Interest in the use of anti-TAA autoantibodies as serological markers for cancer diagnosis derives from the recognition that these autoantibodies are generally absent or present in very low titers in normal individuals and in noncancer conditions (except autoimmune conditions). Their persistence and stability in the serum of cancer patients is an advantage over other potential markers, including the TAAs themselves, which are released by tumors but are rapidly degraded or cleared after circulating in the serum for a limited time [20]. Furthermore, the widespread availability of methods and reagents to detect serum autoantibodies facilitates their characterization in cancer patients and assay development. However, in contrast to autoimmune diseases, where the presence of a particular autoantibody may have diagnostic value, cancer-associated autoantibodies, when evaluated individually, have little diagnostic value primarily because of their low frequency, sensitivity, and specificity [21]. We have observed that this drawback can be circumvented by using mini-arrays of carefully selected TAAs and that different types of cancer may require different TAA arrays to achieve the sensitivity and specificity required to make immunodiagnosis a feasible adjunct to tumor diagnosis.

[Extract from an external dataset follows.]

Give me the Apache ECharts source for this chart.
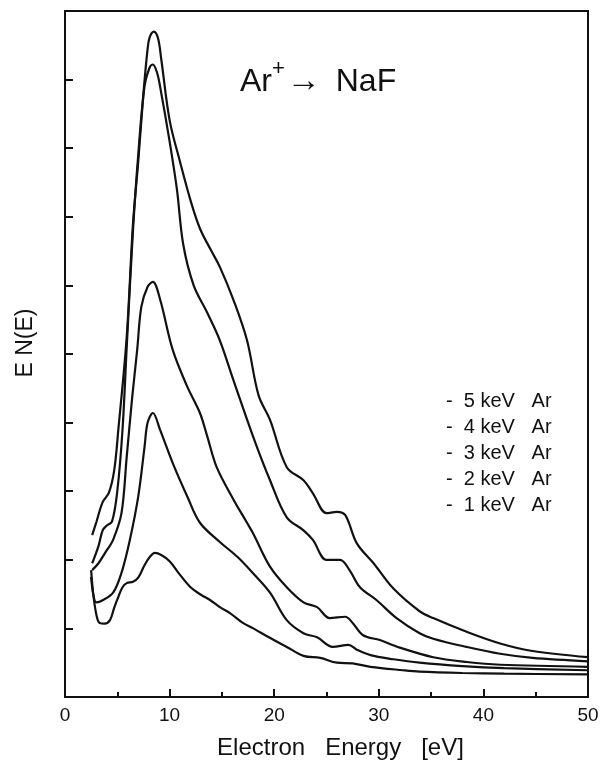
<!DOCTYPE html>
<html>
<head>
<meta charset="utf-8">
<script src="https://cdn.jsdelivr.net/npm/echarts@6/dist/echarts.min.js"></script>
<style>
  html, body { margin: 0; padding: 0; background: #fff; }
  #main { width: 605px; height: 762px; }
</style>
</head>
<body>
<div id="main"></div>
<script>
// energies (eV) and E N(E) values, one pair of arrays per curve
var e5 = [2.6, 3.0, 3.6, 4.2, 4.7, 5.1, 5.9, 6.5, 7.0, 7.5, 7.9, 8.1, 8.5, 8.9, 9.2, 10.0, 11.0, 12.0, 12.9, 14.0, 14.8, 16.1, 17.4, 18.5, 19.6, 21.2, 22.8, 23.7, 25.0, 26.0, 26.8, 27.9, 29.5, 31.4, 33.9, 35.2, 38.4, 41.6, 44.7, 50];
var n5 = [2.36, 2.55, 2.84, 2.98, 3.3, 3.9, 5.25, 6.9, 7.8, 8.8, 9.45, 9.62, 9.7, 9.6, 9.3, 8.41, 7.8, 7.24, 6.83, 6.5, 6.27, 5.79, 5.2, 4.4, 4.04, 3.35, 3.16, 2.97, 2.68, 2.7, 2.65, 2.24, 1.95, 1.58, 1.25, 1.15, 0.95, 0.78, 0.67, 0.58];

var e4 = [2.6, 3.2, 3.6, 4.0, 4.5, 5.0, 5.5, 5.9, 6.5, 7.0, 7.6, 8.1, 8.4, 8.8, 9.1, 10.0, 10.7, 11.3, 12.3, 13.6, 14.8, 16.1, 18.0, 19.6, 21.2, 22.8, 23.7, 25.0, 26.3, 27.2, 28.2, 29.8, 31.7, 33.9, 35.2, 38.4, 41.6, 44.7, 50];
var n4 = [1.95, 2.2, 2.43, 2.5, 2.56, 3.0, 3.9, 5.1, 6.8, 7.9, 8.9, 9.18, 9.22, 9.1, 8.89, 8.1, 7.4, 6.6, 6.0, 5.6, 5.2, 4.62, 3.79, 3.16, 2.62, 2.43, 2.29, 2.0, 2.0, 1.85, 1.6, 1.41, 1.15, 0.93, 0.85, 0.73, 0.63, 0.57, 0.52];

var e3 = [2.6, 3.2, 4.0, 4.6, 5.4, 5.9, 6.4, 6.9, 7.3, 7.9, 8.4, 9.1, 10.3, 11.7, 12.9, 13.6, 14.5, 16.1, 17.4, 18.0, 19.6, 21.2, 22.8, 24.1, 25.3, 26.8, 27.5, 28.5, 30.1, 32.0, 35.2, 38.4, 41.6, 50];
var n3 = [1.85, 1.95, 2.14, 2.29, 2.68, 3.5, 4.33, 5.06, 5.69, 5.98, 6.05, 5.79, 5.06, 4.52, 4.14, 3.8, 3.35, 2.88, 2.54, 2.38, 1.9, 1.6, 1.38, 1.31, 1.15, 1.17, 1.08, 0.9, 0.83, 0.72, 0.58, 0.51, 0.47, 0.44];

var e2 = [2.5, 2.7, 3.0, 3.6, 4.6, 5.4, 6.2, 7.0, 7.6, 7.9, 8.4, 9.1, 10.3, 11.7, 12.9, 14.8, 16.5, 18.0, 19.6, 21.2, 22.8, 24.1, 25.6, 27.1, 27.9, 29.2, 31.4, 33.9, 38.0, 42.0, 50];
var n2 = [1.75, 1.5, 1.38, 1.41, 1.52, 1.81, 2.29, 2.92, 3.64, 4.0, 4.14, 3.89, 3.41, 2.92, 2.54, 2.26, 2.04, 1.8, 1.52, 1.12, 0.93, 0.87, 0.73, 0.76, 0.69, 0.61, 0.55, 0.5, 0.45, 0.42, 0.39];

var e1 = [2.5, 2.7, 3.0, 3.3, 3.8, 4.3, 4.7, 5.1, 5.5, 5.9, 6.5, 7.0, 7.6, 8.1, 8.6, 9.2, 10.0, 11.0, 12.0, 13.0, 13.9, 14.8, 15.8, 17.0, 18.0, 19.5, 21.2, 22.8, 24.4, 26.0, 27.5, 29.2, 32.3, 33.9, 38.0, 42.0, 50];
var n1 = [1.85, 1.5, 1.2, 1.08, 1.07, 1.12, 1.3, 1.46, 1.6, 1.66, 1.68, 1.74, 1.92, 2.04, 2.1, 2.07, 1.98, 1.78, 1.6, 1.49, 1.41, 1.31, 1.22, 1.08, 1.0, 0.87, 0.73, 0.6, 0.57, 0.5, 0.49, 0.44, 0.39, 0.37, 0.35, 0.34, 0.33];

var seriesNames = ['5 keV   Ar', '4 keV   Ar', '3 keV   Ar', '2 keV   Ar', '1 keV   Ar'];
var energies = [e5, e4, e3, e2, e1];
var values = [n5, n4, n3, n2, n1];

function pairs(xs, ys) {
    var out = [];
    for (var i = 0; i < xs.length; i++) out.push([xs[i], ys[i]]);
    return out;
}

var series = [];
for (var k = 0; k < seriesNames.length; k++) {
    series.push({
        name: seriesNames[k],
        type: 'line',
        smooth: 0.35,
        symbol: 'none',
        lineStyle: { color: '#111', width: 2.2 },
        data: pairs(energies[k], values[k])
    });
}

var option = {
    animation: false,
    backgroundColor: '#fff',
    textStyle: { fontFamily: 'Liberation Sans, Arial, sans-serif', color: '#111' },
    title: {
        text: 'Ar{sup|+}{arr|→} NaF',
        left: 240,
        top: 58,
        padding: 0,
        textStyle: {
            fontSize: 32,
            fontWeight: 'normal',
            color: '#111',
            rich: {
                sup: { fontSize: 22, verticalAlign: 'bottom', padding: [0, 0, 26, 0], color: '#111' },
                arr: { fontSize: 34, color: '#111', padding: [0, 6, 0, 2] }
            }
        }
    },
    legend: {
        orient: 'vertical',
        left: 441,
        top: 391,
        padding: 0,
        icon: 'none',
        itemWidth: 0,
        itemHeight: 18,
        itemGap: 6,
        selectedMode: false,
        formatter: '-  {name}',
        textStyle: { fontSize: 20, color: '#111' },
        data: seriesNames
    },
    grid: {
        left: 65,
        right: 17,
        top: 11,
        bottom: 65,
        show: true,
        borderColor: '#111',
        borderWidth: 2,
        outerBoundsMode: 'none'
    },
    xAxis: {
        type: 'value',
        min: 0,
        max: 50,
        interval: 10,
        name: 'Electron   Energy   [eV]',
        nameLocation: 'middle',
        nameGap: 39,
        nameTextStyle: { fontSize: 24, color: '#111', padding: [0, 0, 0, 28] },
        axisLine: { lineStyle: { color: '#111', width: 2 } },
        axisTick: { inside: true, length: 8, lineStyle: { color: '#111', width: 2 } },
        minorTick: { show: true, splitNumber: 2, length: 5, lineStyle: { color: '#111', width: 2 } },
        axisLabel: { fontSize: 19, color: '#111', margin: 9 },
        splitLine: { show: false }
    },
    yAxis: {
        type: 'value',
        min: 0,
        max: 10,
        interval: 1,
        name: 'E N(E)',
        nameLocation: 'middle',
        nameGap: 28,
        nameTextStyle: { fontSize: 23, color: '#111', padding: [0, 0, 0, 22] },
        axisLine: { lineStyle: { color: '#111', width: 2 } },
        axisTick: { inside: true, length: 8, lineStyle: { color: '#111', width: 2 } },
        axisLabel: { show: false },
        splitLine: { show: false }
    },
    series: series
};

var chart = echarts.init(document.getElementById('main'));
chart.setOption(option);
</script>
</body>
</html>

Our current study has tested breast cancer sera for the presence of autoantibodies to a panel of six selected recombinant TAAs using ELISA and found that the combined autoantibody frequency was 67.3 % (33/49), significantly higher than the frequency in sera from normal individuals (7.8 %; 3/38) and benign breast tumor (14.2 %, 5/35). Antibody frequency to any individual TAA in breast cancer was variable, ranging from 12.2 to 18.4 %. The higher frequencies of antibodies to an individual TAA in breast cancer were against Imp1 (18.4 %) and cyclin B1 (18.4 %), followed by Koc (16.3 %), survivin (16.3 %), p16 (14.3 %), and c-myc (12.2 %). If we add individual TAA successively to a total of six antigens (cyclin B1, p16, Imp1, Koc, c-myc, and survivin), there was a stepwise increase of sensitivity up to 67.3 % and the specificity remained over 92.2 %. The results indicate that an array of six TAAs might be sufficient to distinguish serologically a breast cancer population from a normal population. However, it needs to be determined whether this TAA combination distinguishes breast cancer from other cancers. Positive results were also confirmed by Western blot. These six TAAs have been used in our previous studies for the detection of other types of cancer, such as liver cancer [13, 14]. The frequency of autoantibodies to these TAAs used in the current study for breast cancer is basically the same as the frequency in other cancers [13, 14]. Actually, this is still the concern of this approach in cancer detection, which may not be suitable to distinguish breast cancer from other types of cancers. As mentioned in the section of “Materials and methods,” most of the serum samples used in the current study were provided by our collaborators. In compliance with the regulations concerning studies of human subjects, the patients’ names and identification numbers were blinded to us. At the present time, we do not have the detailed clinical information from these patients. It is hard for us to further analyze the association between anti-TAA autoantibody biomarkers and some clinical parameters. This may be a limitation of the current study. In conclusion, these preliminary data further support our hypothesis and also suggest that additional breast cancer-specific TAAs will be needed to enhance the sensitivity and specificity of autoantibody detection using an array of multiple TAAs with potential immunodiagnostic value.